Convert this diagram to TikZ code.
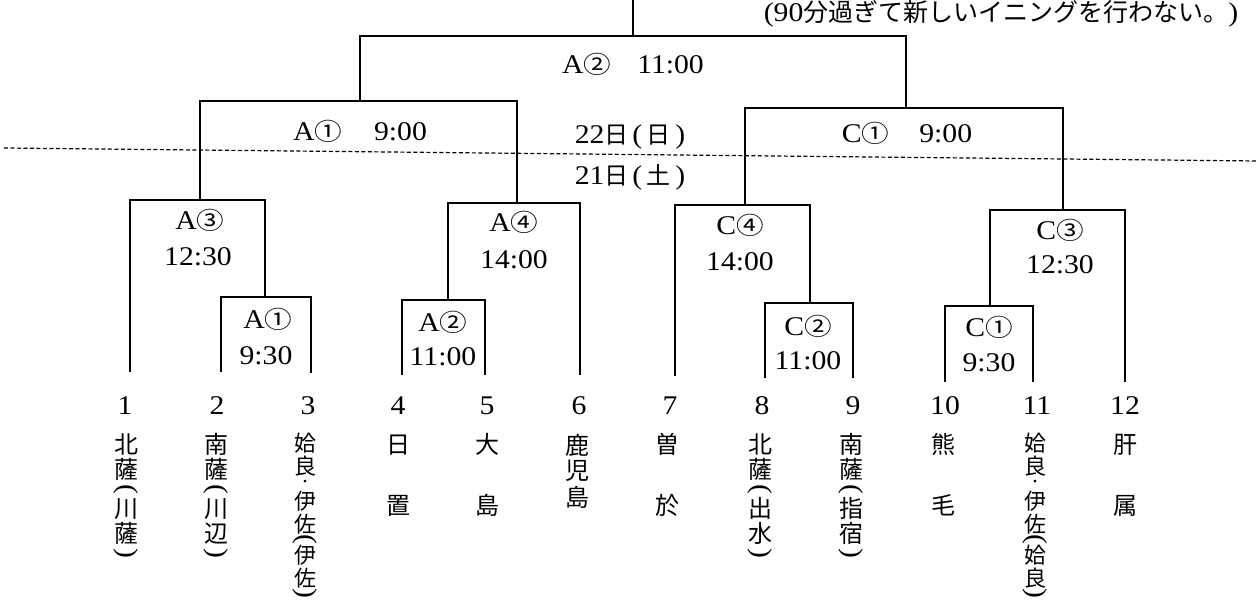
\documentclass[tikz,border=0pt]{standalone}
\usepackage{fontspec}
\usepackage{graphicx}
\setmainfont{Liberation Serif}[FakeStretch=1.1]
\newfontfamily\jpf{Noto Sans CJK JP}
\newfontfamily\cirf{Noto Sans CJK JP}[FakeStretch=1.15]
\newcommand\latsz{\fontsize{27}{30}\selectfont}
\newcommand\jpsz{\jpf\fontsize{24}{26}\selectfont}
\newcommand\cir[1]{{\cirf\fontsize{24}{26}\selectfont #1}}
\newcommand\jc[1]{{\jpsz #1}}
\newcommand\jn[1]{{\jpf\fontsize{25}{27}\selectfont #1}}
\newcommand\vk[2][25pt]{\hbox to 30pt{\hss\vbox to #1{\vss\hbox{\jpsz #2}\vss}\hss}}
\newcommand\vks[2][22.5pt]{\hbox to 30pt{\hss\vbox to #1{\vss\hbox{\jpf\fontsize{22}{24}\selectfont #2}\vss}\hss}}
\newcommand\vpo[1][14pt]{\hbox to 30pt{\hss\vbox to #1{\vss\hbox{\latsz\rotatebox{-90}{(}}\vss}\hss}}
\newcommand\vpc[1][14pt]{\hbox to 30pt{\hss\vbox to #1{\vss\hbox{\latsz\rotatebox{-90}{)}}\vss}\hss}}
\newcommand\vdt[1][13pt]{\hbox to 30pt{\hss\vbox to #1{\vss\hbox{\jpf\fontsize{13}{13}\selectfont ・}\vss}\hss}}
\newcommand\vcol[1]{\vbox{\offinterlineskip #1}}
\tikzset{
  br/.style={line width=1.7pt},
  dayline/.style={line width=1.2pt, dash pattern=on 4pt off 2.5pt},
  lab/.style={inner sep=0pt, font=\latsz},
  num/.style={inner sep=0pt, font=\latsz},
  vname/.style={inner sep=0pt, anchor=north},
  note/.style={inner sep=0pt, anchor=base, font=\latsz}
}
\begin{document}
\begin{tikzpicture}[x=1pt,y=-1pt]
\useasboundingbox[fill=white] (0,0) rectangle (1257,601);
% leaves
\coordinate (l1) at (130,372);
\coordinate (l2) at (221,372);
\coordinate (l3) at (311,373);
\coordinate (l4) at (402,375);
\coordinate (l5) at (485,375);
\coordinate (l6) at (580,375);
\coordinate (l7) at (675,376);
\coordinate (l8) at (765,378);
\coordinate (l9) at (853,378);
\coordinate (l10) at (945,382);
\coordinate (l11) at (1033,382);
\coordinate (l12) at (1125,382);
% matches
\coordinate (iA1) at (265,297);
\coordinate (mA3) at (200,200);
\coordinate (iA2) at (448,300);
\coordinate (mA4) at (517,203);
\coordinate (mA1) at (360,101);
\coordinate (iC2) at (810,303);
\coordinate (mC4) at (745,205);
\coordinate (iC1) at (990,306);
\coordinate (mC3) at (1063,210);
\coordinate (mC1) at (906,108);
\coordinate (mA2) at (633,36);
\coordinate (top) at (633,-2);
% day boundary
\coordinate (dL) at (4,148);
\coordinate (dR) at (1257,161);
\draw[dayline] (dL) -- (dR);
% bracket lines
\draw[br] (l2) |- (iA1) -| (l3);
\draw[br] (l1) |- (mA3) -| (iA1);
\draw[br] (l4) |- (iA2) -| (l5);
\draw[br] (iA2) |- (mA4) -| (l6);
\draw[br] (mA3) |- (mA1) -| (mA4);
\draw[br] (l8) |- (iC2) -| (l9);
\draw[br] (l7) |- (mC4) -| (iC2);
\draw[br] (l10) |- (iC1) -| (l11);
\draw[br] (iC1) |- (mC3) -| (l12);
\draw[br] (mC4) |- (mC1) -| (mC3);
\draw[br] (mA1) |- (mA2) -| (mC1);
\draw[br] (mA2) -- (top);
% note
\node[note] (nt) at (1001,22) {(90\jn{分過ぎて新しいイニングを行わない。})};
% match labels
\node[lab] (tA2) at (633,64) {A\cir{②}\hspace{26pt}11:00};
\node[lab] (tA1) at (360,131) {A\cir{①}\hspace{32pt}9:00};
\node[lab] (tC1) at (907,133) {C\cir{①}\hspace{30pt}9:00};
\node[lab] (d22) at (630,137) {22\jc{日}\hspace{4pt}(\,\jc{日}\,)};
\node[lab] (d21) at (630,177) {21\jc{日}\hspace{4pt}(\,\jc{土}\,)};
\node[lab] (tA3) at (200,220) {A\cir{③}};
\node[lab] (hA3) at (198,257) {12:30};
\node[lab] (tiA1) at (268,319) {A\cir{①}};
\node[lab] (hiA1) at (266,356) {9:30};
\node[lab] (tA4) at (514,222) {A\cir{④}};
\node[lab] (hA4) at (514,260) {14:00};
\node[lab] (tiA2) at (443,322) {A\cir{②}};
\node[lab] (hiA2) at (443,357) {11:00};
\node[lab] (tC4) at (740,225) {C\cir{④}};
\node[lab] (hC4) at (740,262) {14:00};
\node[lab] (tiC2) at (808,326) {C\cir{②}};
\node[lab] (hiC2) at (808,361) {11:00};
\node[lab] (tC3) at (1060,230) {C\cir{③}};
\node[lab] (hC3) at (1060,265) {12:30};
\node[lab] (tiC1) at (989,327) {C\cir{①}};
\node[lab] (hiC1) at (989,363) {9:30};
% numbers
\node[num] (n1) at (125,406) {1};
\node[num] (n2) at (217,406) {2};
\node[num] (n3) at (308,406) {3};
\node[num] (n4) at (398,406) {4};
\node[num] (n5) at (487,406) {5};
\node[num] (n6) at (579,406) {6};
\node[num] (n7) at (670,406) {7};
\node[num] (n8) at (762,406) {8};
\node[num] (n9) at (853,406) {9};
\node[num] (n10) at (945,406) {10};
\node[num] (n11) at (1037,406) {11};
\node[num] (n12) at (1125,406) {12};
% names
\node[vname] (s1) at (126,432) {\vcol{\vk{北}\vk{薩}\vpo\vk{川}\vk{薩}\vpc}};
\node[vname] (s2) at (216,432) {\vcol{\vk{南}\vk{薩}\vpo\vk{川}\vk{辺}\vpc}};
\node[vname] (s3) at (305,432) {\vcol{\vks{姶}\vks{良}\vdt\vks{伊}\vks{佐}\vpo[9pt]\vks{伊}\vks{佐}\vpc[9pt]}};
\node[vname] (s4) at (398,432) {\vcol{\vk{日}\vskip36pt\vk{置}}};
\node[vname] (s5) at (487,432) {\vcol{\vk{大}\vskip36pt\vk{島}}};
\node[vname] (s6) at (577,432) {\vcol{\vk[26pt]{鹿}\vk[26pt]{児}\vk[26pt]{島}}};
\node[vname] (s7) at (667,432) {\vcol{\vk{曽}\vskip36pt\vk{於}}};
\node[vname] (s8) at (760,432) {\vcol{\vk{北}\vk{薩}\vpo\vk{出}\vk{水}\vpc}};
\node[vname] (s9) at (851,432) {\vcol{\vk{南}\vk{薩}\vpo\vk{指}\vk{宿}\vpc}};
\node[vname] (s10) at (943,432) {\vcol{\vk{熊}\vskip36pt\vk{毛}}};
\node[vname] (s11) at (1035,432) {\vcol{\vks{姶}\vks{良}\vdt\vks{伊}\vks{佐}\vpo[9pt]\vks{姶}\vks{良}\vpc[9pt]}};
\node[vname] (s12) at (1125,432) {\vcol{\vk{肝}\vskip36pt\vk{属}}};
\end{tikzpicture}
\end{document}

· · ·

Problem description: Take the listing above and print it exactly, apart from the pictures.

Full solution:
Convert this diagram to TikZ code.
\documentclass[tikz,border=0pt]{standalone}
\usepackage{fontspec}
\usepackage{graphicx}
\setmainfont{Liberation Serif}[FakeStretch=1.1]
\newfontfamily\jpf{Noto Sans CJK JP}
\newfontfamily\cirf{Noto Sans CJK JP}[FakeStretch=1.15]
\newcommand\latsz{\fontsize{27}{30}\selectfont}
\newcommand\jpsz{\jpf\fontsize{24}{26}\selectfont}
\newcommand\cir[1]{{\cirf\fontsize{24}{26}\selectfont #1}}
\newcommand\jc[1]{{\jpsz #1}}
\newcommand\jn[1]{{\jpf\fontsize{25}{27}\selectfont #1}}
\newcommand\vk[2][25pt]{\hbox to 30pt{\hss\vbox to #1{\vss\hbox{\jpsz #2}\vss}\hss}}
\newcommand\vks[2][22.5pt]{\hbox to 30pt{\hss\vbox to #1{\vss\hbox{\jpf\fontsize{22}{24}\selectfont #2}\vss}\hss}}
\newcommand\vpo[1][14pt]{\hbox to 30pt{\hss\vbox to #1{\vss\hbox{\latsz\rotatebox{-90}{(}}\vss}\hss}}
\newcommand\vpc[1][14pt]{\hbox to 30pt{\hss\vbox to #1{\vss\hbox{\latsz\rotatebox{-90}{)}}\vss}\hss}}
\newcommand\vdt[1][13pt]{\hbox to 30pt{\hss\vbox to #1{\vss\hbox{\jpf\fontsize{13}{13}\selectfont ・}\vss}\hss}}
\newcommand\vcol[1]{\vbox{\offinterlineskip #1}}
\tikzset{
  br/.style={line width=1.7pt},
  dayline/.style={line width=1.2pt, dash pattern=on 4pt off 2.5pt},
  lab/.style={inner sep=0pt, font=\latsz},
  num/.style={inner sep=0pt, font=\latsz},
  vname/.style={inner sep=0pt, anchor=north},
  note/.style={inner sep=0pt, anchor=base, font=\latsz}
}
\begin{document}
\begin{tikzpicture}[x=1pt,y=-1pt]
\useasboundingbox[fill=white] (0,0) rectangle (1257,601);
% leaves
\coordinate (l1) at (130,372);
\coordinate (l2) at (221,372);
\coordinate (l3) at (311,373);
\coordinate (l4) at (402,375);
\coordinate (l5) at (485,375);
\coordinate (l6) at (580,375);
\coordinate (l7) at (675,376);
\coordinate (l8) at (765,378);
\coordinate (l9) at (853,378);
\coordinate (l10) at (945,382);
\coordinate (l11) at (1033,382);
\coordinate (l12) at (1125,382);
% matches
\coordinate (iA1) at (265,297);
\coordinate (mA3) at (200,200);
\coordinate (iA2) at (448,300);
\coordinate (mA4) at (517,203);
\coordinate (mA1) at (360,101);
\coordinate (iC2) at (810,303);
\coordinate (mC4) at (745,205);
\coordinate (iC1) at (990,306);
\coordinate (mC3) at (1063,210);
\coordinate (mC1) at (906,108);
\coordinate (mA2) at (633,36);
\coordinate (top) at (633,-2);
% day boundary
\coordinate (dL) at (4,148);
\coordinate (dR) at (1257,161);
\draw[dayline] (dL) -- (dR);
% bracket lines
\draw[br] (l2) |- (iA1) -| (l3);
\draw[br] (l1) |- (mA3) -| (iA1);
\draw[br] (l4) |- (iA2) -| (l5);
\draw[br] (iA2) |- (mA4) -| (l6);
\draw[br] (mA3) |- (mA1) -| (mA4);
\draw[br] (l8) |- (iC2) -| (l9);
\draw[br] (l7) |- (mC4) -| (iC2);
\draw[br] (l10) |- (iC1) -| (l11);
\draw[br] (iC1) |- (mC3) -| (l12);
\draw[br] (mC4) |- (mC1) -| (mC3);
\draw[br] (mA1) |- (mA2) -| (mC1);
\draw[br] (mA2) -- (top);
% note
\node[note] (nt) at (1001,22) {(90\jn{分過ぎて新しいイニングを行わない。})};
% match labels
\node[lab] (tA2) at (633,64) {A\cir{②}\hspace{26pt}11:00};
\node[lab] (tA1) at (360,131) {A\cir{①}\hspace{32pt}9:00};
\node[lab] (tC1) at (907,133) {C\cir{①}\hspace{30pt}9:00};
\node[lab] (d22) at (630,137) {22\jc{日}\hspace{4pt}(\,\jc{日}\,)};
\node[lab] (d21) at (630,177) {21\jc{日}\hspace{4pt}(\,\jc{土}\,)};
\node[lab] (tA3) at (200,220) {A\cir{③}};
\node[lab] (hA3) at (198,257) {12:30};
\node[lab] (tiA1) at (268,319) {A\cir{①}};
\node[lab] (hiA1) at (266,356) {9:30};
\node[lab] (tA4) at (514,222) {A\cir{④}};
\node[lab] (hA4) at (514,260) {14:00};
\node[lab] (tiA2) at (443,322) {A\cir{②}};
\node[lab] (hiA2) at (443,357) {11:00};
\node[lab] (tC4) at (740,225) {C\cir{④}};
\node[lab] (hC4) at (740,262) {14:00};
\node[lab] (tiC2) at (808,326) {C\cir{②}};
\node[lab] (hiC2) at (808,361) {11:00};
\node[lab] (tC3) at (1060,230) {C\cir{③}};
\node[lab] (hC3) at (1060,265) {12:30};
\node[lab] (tiC1) at (989,327) {C\cir{①}};
\node[lab] (hiC1) at (989,363) {9:30};
% numbers
\node[num] (n1) at (125,406) {1};
\node[num] (n2) at (217,406) {2};
\node[num] (n3) at (308,406) {3};
\node[num] (n4) at (398,406) {4};
\node[num] (n5) at (487,406) {5};
\node[num] (n6) at (579,406) {6};
\node[num] (n7) at (670,406) {7};
\node[num] (n8) at (762,406) {8};
\node[num] (n9) at (853,406) {9};
\node[num] (n10) at (945,406) {10};
\node[num] (n11) at (1037,406) {11};
\node[num] (n12) at (1125,406) {12};
% names
\node[vname] (s1) at (126,432) {\vcol{\vk{北}\vk{薩}\vpo\vk{川}\vk{薩}\vpc}};
\node[vname] (s2) at (216,432) {\vcol{\vk{南}\vk{薩}\vpo\vk{川}\vk{辺}\vpc}};
\node[vname] (s3) at (305,432) {\vcol{\vks{姶}\vks{良}\vdt\vks{伊}\vks{佐}\vpo[9pt]\vks{伊}\vks{佐}\vpc[9pt]}};
\node[vname] (s4) at (398,432) {\vcol{\vk{日}\vskip36pt\vk{置}}};
\node[vname] (s5) at (487,432) {\vcol{\vk{大}\vskip36pt\vk{島}}};
\node[vname] (s6) at (577,432) {\vcol{\vk[26pt]{鹿}\vk[26pt]{児}\vk[26pt]{島}}};
\node[vname] (s7) at (667,432) {\vcol{\vk{曽}\vskip36pt\vk{於}}};
\node[vname] (s8) at (760,432) {\vcol{\vk{北}\vk{薩}\vpo\vk{出}\vk{水}\vpc}};
\node[vname] (s9) at (851,432) {\vcol{\vk{南}\vk{薩}\vpo\vk{指}\vk{宿}\vpc}};
\node[vname] (s10) at (943,432) {\vcol{\vk{熊}\vskip36pt\vk{毛}}};
\node[vname] (s11) at (1035,432) {\vcol{\vks{姶}\vks{良}\vdt\vks{伊}\vks{佐}\vpo[9pt]\vks{姶}\vks{良}\vpc[9pt]}};
\node[vname] (s12) at (1125,432) {\vcol{\vk{肝}\vskip36pt\vk{属}}};
\end{tikzpicture}
\end{document}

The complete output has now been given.